Reduce redundant file

giuliangiuseppe · March 21, 2016, 8:36am

Dear All,
I have to reduce the redundancy of a file that is like this:

a b 0
a c 0
a f 1
b a 1
b a 0
b c 1
d f 0 
g h 1
f d 1

Basically, this file describe a network with relative nodes and edges.
The nodes are the different letters and the edges are represented by the numbers (in particluar 0, means that the direction of edges is from left to right, 1 is viceversa).

As you may notice, some interaction are duplicates (in bold). For example interaction:

a b 0
b a 1

a-->b
b<--a

Are exactly the same. The first line interaction go from a to b (0 means inreaction go from left to right), in second line interaction still go from a to b (1 means interaction go from right to left).

What I would like is to filter the file above and output a file like this:

a b 0
a c 0
a f 1
b a 0
b c 1
d f 0 
g h 1

So, all the duplicated interaction are removed.
!Interactions

a b 0
b a 0

are not the same! Both go from left to right but is different the starting node.
a-->b
b-->a

Hope is clear.

Best

Giuliano

RudiC · March 21, 2016, 10:08am

Any attempts/thoughts/ideas from your side?

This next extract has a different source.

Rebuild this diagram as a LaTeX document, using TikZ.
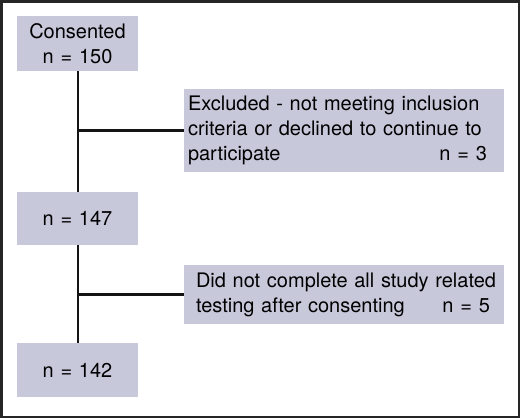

---------- Post updated at 15:08 ---------- Previous update was at 15:00 ----------

Howsoever, try

awk '
($2,$1) in B &&
B[$2,$1] != $3  {next
                }
!(($1,$2) in B) {B[$1,$2] = $3
                }
END     {for (b in B)   {split (b, C, SUBSEP)
                         print C[1], C[2], B
                        }
        }
' file
a b 0
a c 0
a f 1
b a 0
b c 1
d f 0
g h 1

The order of the output lines cannot be guaranteed.

giuliangiuseppe · March 21, 2016, 10:12am

Well, basically I can filter the file and exlude the interaction that are single.

a b 0
a c 0 
a f 1 
b a 1 
b a 0 
b c 1 
d f 0  
g h 1 
f d 1

In this case for each row I could check if value in column 1 is present in column 2 and viceversa. If so (present) the interaction is bidirectional.

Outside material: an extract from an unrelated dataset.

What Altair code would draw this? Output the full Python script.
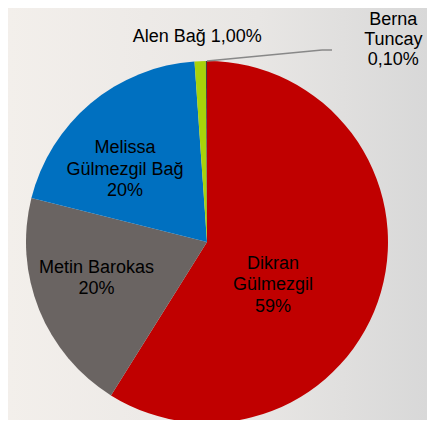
import altair as alt
import pandas as pd

names = ["Dikran Gülmezgil", "Metin Barokas", "Melissa Gülmezgil Bağ", "Alen Bağ", "Berna Tuncay"]
shares = [58.9, 20.0, 20.0, 1.0, 0.1]
labels = ["Dikran\nGülmezgil\n59%", "Metin Barokas\n20%", "Melissa\nGülmezgil Bağ\n20%",
          "Alen Bağ 1,00%", "Berna\nTuncay\n0,10%"]
colors = ["#C00000", "#6A6462", "#0070C0", "#A8D20A", "#404040"]

df = pd.DataFrame({"name": names, "share": shares, "label": labels, "order": list(range(len(names)))})

W, H = 419, 412
CX, CY, R = 199, 234, 181

# label layout: radius, dx, dy, line height (styling only)
layout = {
    "Dikran Gülmezgil": (79, -10, 0, 21.5),
    "Metin Barokas": (117, -2, -18, 21.5),
    "Melissa Gülmezgil Bağ": (109, -12, -10, 21.5),
    "Alen Bağ": (205, -2, 0, 21.5),
    "Berna Tuncay": (208, 187, -14, 20),
}

bg = alt.Chart(alt.Data(values=[{"a": 1}])).mark_rect(
    fill=alt.Gradient(
        gradient="linear",
        stops=[alt.GradientStop(color="#F3EFEB", offset=0),
               alt.GradientStop(color="#E8E6E4", offset=0.6),
               alt.GradientStop(color="#D8D8D8", offset=1)],
        x1=0, x2=1, y1=0, y2=0,
    )
).encode(x=alt.value(0), x2=alt.value(W), y=alt.value(0), y2=alt.value(H))

base = alt.Chart(df)

pie = base.mark_arc(radius=R).encode(
    theta=alt.Theta("share:Q", stack=True),
    color=alt.Color("name:N", scale=alt.Scale(domain=names, range=colors), legend=None),
    order=alt.Order("order:Q"),
    x=alt.value(CX), y=alt.value(CY),
)

leader1 = alt.Chart(alt.Data(values=[{"a": 1}])).mark_rule(color="#888888", strokeWidth=1.5).encode(
    x=alt.value(CX), y=alt.value(CY - R), x2=alt.value(314), y2=alt.value(42))
leader2 = alt.Chart(alt.Data(values=[{"a": 1}])).mark_rule(color="#888888", strokeWidth=1.5).encode(
    x=alt.value(314), y=alt.value(42), x2=alt.value(324), y2=alt.value(42))

text_layers = []
for nm in names:
    r, dx, dy, lh = layout[nm]
    t = base.transform_window(
        cum="sum(share)", sort=[alt.SortField("order")], frame=[None, 0]
    ).transform_calculate(
        mid="datum.cum - datum.share / 2"
    ).transform_filter(
        alt.datum.name == nm
    ).mark_text(
        radius=r, dx=dx, dy=dy, fontSize=18, font="Liberation Sans",
        lineBreak="\n", align="center", baseline="middle", color="#000000", lineHeight=lh,
    ).encode(
        theta=alt.Theta("mid:Q", stack=None),
        text="label:N",
        x=alt.value(CX), y=alt.value(CY),
    )
    text_layers.append(t)

chart = alt.layer(bg, pie, leader1, leader2, *text_layers).properties(
    width=W, height=H, padding=0, autosize=alt.AutoSizeParams(type="none"),
    background="#ECE9E6",
).configure_view(stroke=None)

chart.save("out.html", embed_options={"renderer": "svg", "actions": False})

But still, no ideas in how to apply subsequent filter that is the most important.

I am trying to concatenate the column, sort but really I can't figure out anything.

Best

Giuliano

RudiC · March 21, 2016, 10:20am

Although above solution works for the sample given, it will fail for others, e.g. the sequence of a b 0 and a b 1 . Try this instead:

awk '
($2,$1,!$3) in B        {next
                        }

                        {B[$0]
                        }
END                     {for (b in B)   {split (b, C)
                         print C[1], C[2], C[3]
                        }
        }
' SUBSEP=" " file

rdrtx1 · March 21, 2016, 10:33am

try also:

awk '!a[($3) ? $1 : $2, ($3) ? $2 : $1]++' infile

Don_Cragun · March 21, 2016, 4:30pm

You could also write that so it only evaluates field 3 once:

awk '!($3 ? A[$2,$1]++ : A[$1,$2]++)' infile

Aia · March 21, 2016, 7:01pm

perl -lane '!$seen{$F[2]?"$F[1] $F[0] 0":$_}++ and print' giuliangiuseppe.input

a b 0
a c 0
a f 1
b a 0
b c 1
d f 0
g h 1

rovf · March 22, 2016, 3:33am

Wouldn't it much easier (from the viewpoint of understandibility) to first transform the file into a format, where the third column is always zero, i.e. if you have a line

X Y 1

you would replace it by

Y X 0

After this, you could simply use

sort -u

to remove duplicates.

By the way, if you ensure that the third column is always 0, it becomes redundant and you could remove it completely, making the file format even simpler.